Smyth Aircraft is open for business

I finally got my den into production line efficiency.  Assembled my desk.  New chair. Cut some spare carpeting to put beneath my desk to catch metal shavings and other dross that will inevitably fall off said desk.  Hooked up my stereo and organized all my records. Even added a handy holder for all my TV remotes (four!!)  All that’s left is to put my artwork up, and I’m probably a couple of weeks away from having that done.

It’s cozy.  Small space and there is lots of stuff in the room.  But it all has a place.  I added a mid-century media center which houses about 200 records (bands and performers C through Hi.) That leaves me more room for expansion, but that’s definitely the end. Maybe another 150 or so.

Saturday (two days ago) I sat down and enjoyed painting through two and half records: Terry Reid’s 1969 self-titled album; Time and Word, by Yes from 1970, and 90125 by Yes from 1983 for a little contrast.  It was simply wonderful.

Last night (Sunday) it was an hour and a half of The Tick on Amazon.  Life was good.

So what am I working on?  It’s planes, silly.   In my previous post I alluded to the Dave Smith bounty of airplanes. This coming on the heels of the George Kettler bounty of airplanes. Dave is a great guy from North Vancouver, home of some of my very favorite people. He decided to part with his considerable collection of 1/300 scale planes, and I bought them.  Over 750 planes in all, from every nation and period you can imagine. Let’s just say I spent hours, including a couple of hours over beer with Dave Schueler trying to figure out what they were. There is a lot of the common, the unusual, the strange and the wonderful.  I’m happy for all of it.

So what am I doing?  I have air projects I’ll be giving time to.  The first, and probably most important is trying to catch up to that Falklands project I started. Though I’ve finished a baker’s dozen planes for the 1983 conflict between Argentina and Great Britain, probably none of them would be involved in a game. The Argentine Canberras weren’t much involved in attacking the British ships.  The Exocet-toting Super Etendards that sank HMS Sheffied and the Atlantic Conveyor weren’t involved in combat.  The turbo-prop Pucaras did see action, but it was ugly.  Nope, what I need to paint are Daggers and Skyhawks.

planes 1

Six Argentine A-4Q’s in Vallejo Lt. Ghost Gray.  Detailing is up next.  Hope to have them done this week. Planes are a mix of Raiden A-4E’s and something else. It’s not important, they’re all on the same team. 

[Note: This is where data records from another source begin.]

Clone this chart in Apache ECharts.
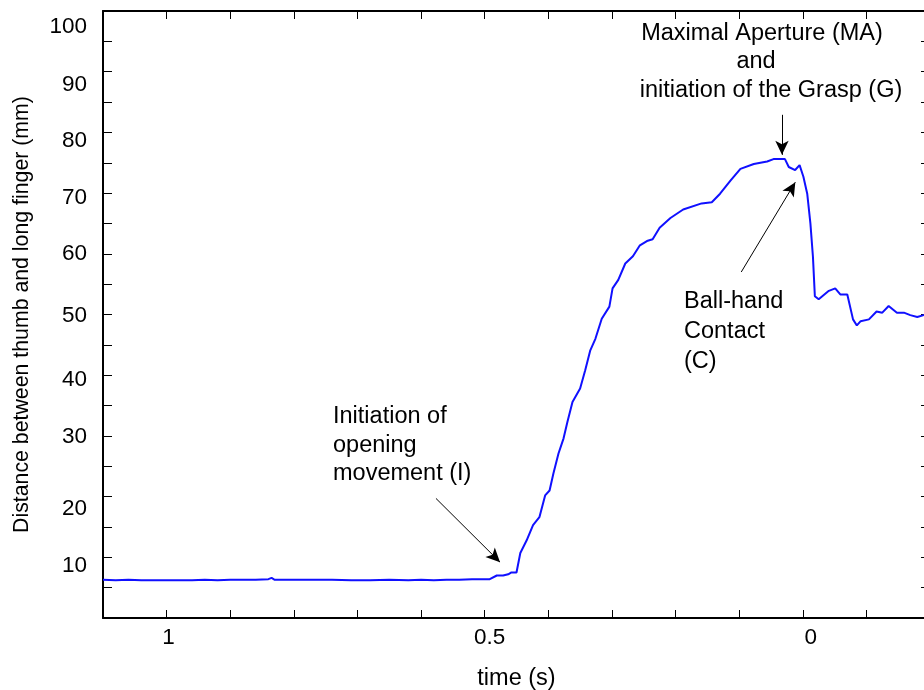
<!DOCTYPE html>
<html>
<head>
<meta charset="utf-8">
<title>Grasp aperture</title>
<script src="https://cdn.jsdelivr.net/npm/echarts@6/dist/echarts.min.js"></script>
<style>
  html, body { margin: 0; padding: 0; background: #fff; }
  #main { width: 924px; height: 690px; }
</style>
</head>
<body>
<div id="main"></div>
<script>
// time before grasp (s)
var timeS = [1.10, 1.08, 1.06, 1.04, 1.02, 1.00, 0.98, 0.96, 0.94, 0.92, 0.90, 0.88, 0.86, 0.84,
    0.835, 0.83, 0.80, 0.77, 0.74, 0.71, 0.68, 0.65, 0.62, 0.60, 0.58, 0.56, 0.54, 0.52, 0.50,
    0.492, 0.481, 0.471, 0.463, 0.458, 0.450, 0.444, 0.434, 0.424, 0.414, 0.405, 0.398, 0.392,
    0.384, 0.376, 0.370, 0.362, 0.350, 0.342, 0.334, 0.326, 0.316, 0.304, 0.299, 0.290, 0.279,
    0.267, 0.256, 0.245, 0.236, 0.225, 0.208, 0.188, 0.159, 0.143, 0.130, 0.114, 0.098, 0.077,
    0.056, 0.046, 0.028, 0.022, 0.020, 0.012, 0.005, -0.001, -0.007, -0.012, -0.016, -0.019,
    -0.025, -0.033, -0.041, -0.051, -0.059, -0.070, -0.079, -0.085, -0.091, -0.104, -0.116,
    -0.125, -0.135, -0.148, -0.159, -0.169, -0.180, -0.190, -0.200];
// distance between thumb and long finger (mm)
var distanceMm = [6.3, 6.2, 6.3, 6.2, 6.2, 6.2, 6.2, 6.2, 6.3, 6.2, 6.3, 6.3, 6.3, 6.4,
    6.6, 6.3, 6.3, 6.3, 6.3, 6.2, 6.2, 6.3, 6.2, 6.3, 6.2, 6.3, 6.3, 6.4, 6.4,
    6.4, 7.0, 7.0, 7.2, 7.5, 7.5, 10.7, 12.8, 15.3, 16.6, 20.2, 21.0, 23.8,
    27.1, 29.6, 32.3, 35.6, 37.8, 40.8, 44.1, 46.0, 49.3, 51.3, 54.3, 55.7, 58.4,
    59.6, 61.4, 62.1, 62.4, 64.3, 65.9, 67.3, 68.3, 68.5, 69.9, 72.0, 74.0, 74.8,
    75.2, 75.6, 75.6, 74.3, 74.1, 73.8, 74.6, 72.7, 69.9, 65.0, 59.5, 53.0,
    52.5, 53.2, 53.9, 54.3, 53.3, 53.3, 49.2, 48.2, 48.9, 49.2, 50.5,
    50.3, 51.4, 50.3, 50.3, 49.9, 49.6, 49.9, 50.0];

var xTickLabels = [1, 0.5, 0];
var yTickLabels = [10, 20, 30, 40, 50, 60, 70, 80, 90, 100];

// annotation arrows [from, to] in data coords
var arrowMA = [[0.0327, 82.9], [0.0327, 76.3]];
var arrowC = [[0.0967, 57.0], [0.0117, 71.8]];
var arrowI = [[0.5766, 19.7], [0.4759, 9.2]];

var FONT = 'Liberation Sans, Arial, Helvetica, sans-serif';

// the original figure's tick labels sit a little off their ticks (px)
var yLabelDrop = {100: 16, 90: 13, 80: 8, 70: 5, 60: 0, 50: 1, 40: 5, 30: 1, 20: 12, 10: 8};
var xLabelShift = {'1': 2, '0.5': 5, '0': 8};

var lineData = [];
for (var i = 0; i < timeS.length; i++) {
    lineData.push([timeS[i], distanceMm[i]]);
}

var yRich = {};
yTickLabels.forEach(function (v) {
    yRich['y' + v] = {
        fontSize: 22.5,
        color: '#000',
        fontFamily: FONT,
        padding: [yLabelDrop[v] * 2, 0, 0, 0]
    };
});

var xRich = {};
xTickLabels.forEach(function (v, k) {
    xRich['x' + k] = {
        fontSize: 22.5,
        color: '#000',
        fontFamily: FONT,
        padding: [0, 0, 0, xLabelShift[String(v)] * 2]
    };
});

function arrow(a) {
    return [{coord: a[0]}, {coord: a[1]}];
}

function note(text, x, y, align) {
    return {
        type: 'text',
        x: x,
        y: y,
        silent: true,
        style: {
            text: text,
            font: '23.5px ' + FONT,
            fill: '#000',
            align: align,
            textAlign: align,
            verticalAlign: 'middle',
            textVerticalAlign: 'middle'
        }
    };
}

var myChart = echarts.init(document.getElementById('main'), null, {renderer: 'canvas'});

var frameLine = {show: true, onZero: false, lineStyle: {color: '#000', width: 2}};

var option = {
    animation: false,
    backgroundColor: '#fff',
    grid: {
        left: 103,
        top: 11,
        right: -6,
        bottom: 72,
        outerBoundsMode: 'none'
    },
    xAxis: [
        {
            type: 'value',
            inverse: true,
            min: -0.2,
            max: 1.1,
            interval: 0.1,
            name: 'time (s)',
            nameLocation: 'middle',
            nameGap: 49,
            nameTextStyle: {fontSize: 23.5, color: '#000', fontFamily: FONT},
            axisLine: frameLine,
            axisTick: {show: true, inside: true, length: 8, lineStyle: {color: '#000', width: 1}},
            axisLabel: {
                margin: 8,
                rich: xRich,
                formatter: function (v) {
                    var r = Math.round(v * 10) / 10;
                    for (var k = 0; k < xTickLabels.length; k++) {
                        if (Math.abs(xTickLabels[k] - r) < 1e-6) {
                            return '{x' + k + '|' + xTickLabels[k] + '}';
                        }
                    }
                    return '';
                }
            },
            splitLine: {show: false}
        },
        {
            type: 'value',
            position: 'top',
            inverse: true,
            min: -0.2,
            max: 1.1,
            interval: 0.1,
            axisLine: frameLine,
            axisTick: {show: true, inside: true, length: 8, lineStyle: {color: '#000', width: 1}},
            axisLabel: {show: false},
            splitLine: {show: false}
        }
    ],
    yAxis: [
        {
            type: 'value',
            min: 0,
            max: 100,
            interval: 5,
            name: 'Distance between thumb and long finger (mm)',
            nameLocation: 'middle',
            nameGap: 70,
            nameTextStyle: {fontSize: 21.3, color: '#000', fontFamily: FONT},
            axisLine: frameLine,
            axisTick: {show: true, inside: true, length: 9, lineStyle: {color: '#000', width: 1}},
            axisLabel: {
                margin: 16,
                rich: yRich,
                formatter: function (v) {
                    var r = Math.round(v);
                    if (Math.abs(v - r) > 1e-6 || yTickLabels.indexOf(r) < 0) return '';
                    return '{y' + r + '|' + r + '}';
                }
            },
            splitLine: {show: false}
        },
        {
            type: 'value',
            position: 'right',
            min: 0,
            max: 100,
            interval: 5,
            axisLine: frameLine,
            axisTick: {show: true, inside: true, length: 9, lineStyle: {color: '#000', width: 1}},
            axisLabel: {show: false},
            splitLine: {show: false}
        }
    ],
    series: [
        {
            type: 'line',
            data: lineData,
            showSymbol: false,
            symbol: 'none',
            lineStyle: {color: '#1010ff', width: 2},
            markLine: {
                silent: true,
                symbol: ['none', 'arrow'],
                symbolSize: [10, 14],
                label: {show: false},
                lineStyle: {color: '#000', width: 1, type: 'solid'},
                emphasis: {disabled: true},
                data: [arrow(arrowMA), arrow(arrowC), arrow(arrowI)]
            }
        }
    ],
    graphic: [
        note('Maximal Aperture (MA)', 762, 34, 'center'),
        note('and', 756, 62, 'center'),
        note('initiation of the Grasp (G)', 771, 91, 'center'),
        note('Ball-hand', 684, 302, 'left'),
        note('Contact', 684, 332, 'left'),
        note('(C)', 684, 362, 'left'),
        note('Initiation of', 333, 417, 'left'),
        note('opening', 333, 446, 'left'),
        note('movement (I)', 333, 474, 'left')
    ]
};

myChart.setOption(option);
</script>
</body>
</html>
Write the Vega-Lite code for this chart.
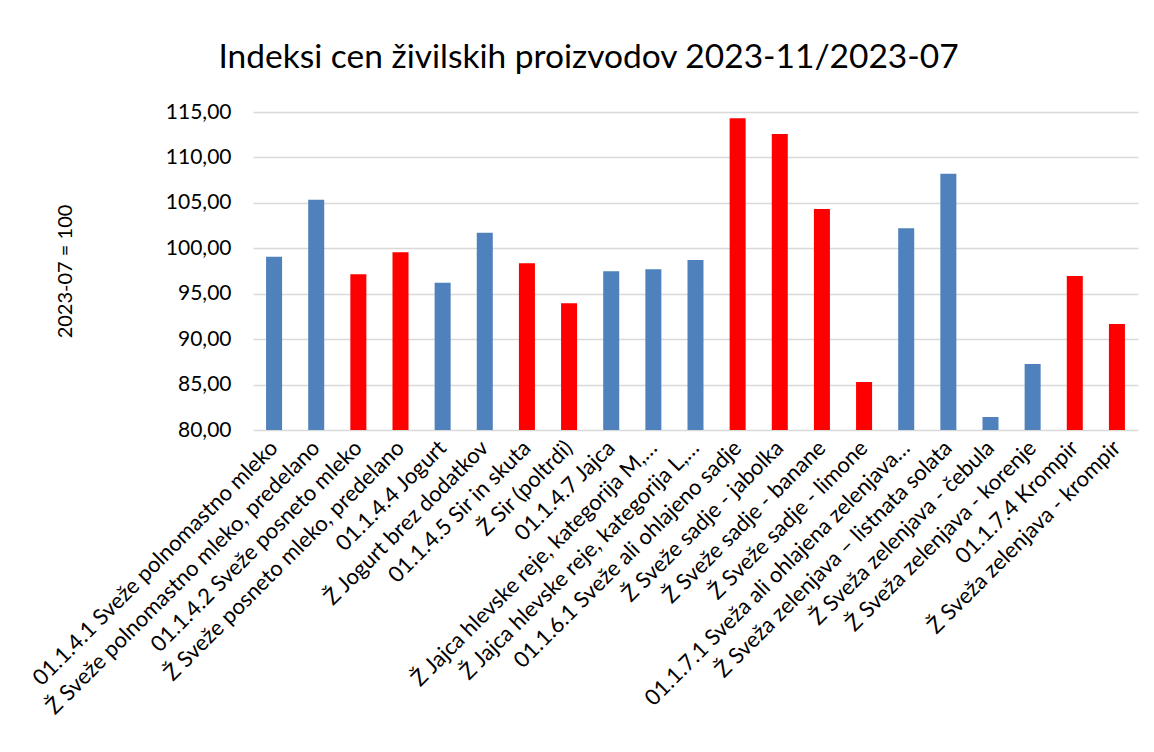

I have six A-4Q’s on my painting table that have received their coats of Ghost Gray paint, but await detailing as Argentine naval attack bombers.  Together with the six Argentine Air Force Skyhawks I’ll paint, they did most of the heavy lifting in the Falklands war. Frankly, they accomplished a lot considering the technology and British pilot skill deployed against them. There are Harriers to paint and whatever other odds and ends I can pull in-some helicopters, maybe a Vulcan

planes 2

Raiden Fairey Fullmars with Fleet Air Arm Markings over Sky Type S.  Illustrious Fullmars didn’t have the typical British tail flash, but instead painted most of the rudder in the British tricolor. 

In addition to that, I’ll begin working on a World War II Mediterranean project.  Got lots of planes for this from Dave Smith, but I have a lot more of my own to paint too. First out of the gate are some Fairey Fulmars, the two seat reconnaissance shipboard fighters the Fleet Air Arm flew 1940-41. They’re big and slow eight-gun fighters that couldn’t tangle with other fighters, but unmolested could be quite nasty against unescorted bombers as happened in the German assault on the HMS Illustrious in January 1941.  Game?  Just sayin’. The Raiden Fullmar is very nice, very detailed with lots of scribing.  Found the long twin canopy to perhaps be a bit overdone and difficult to paint. All in all quite pleased.

Lots to get done, and I’m having a good time doing it.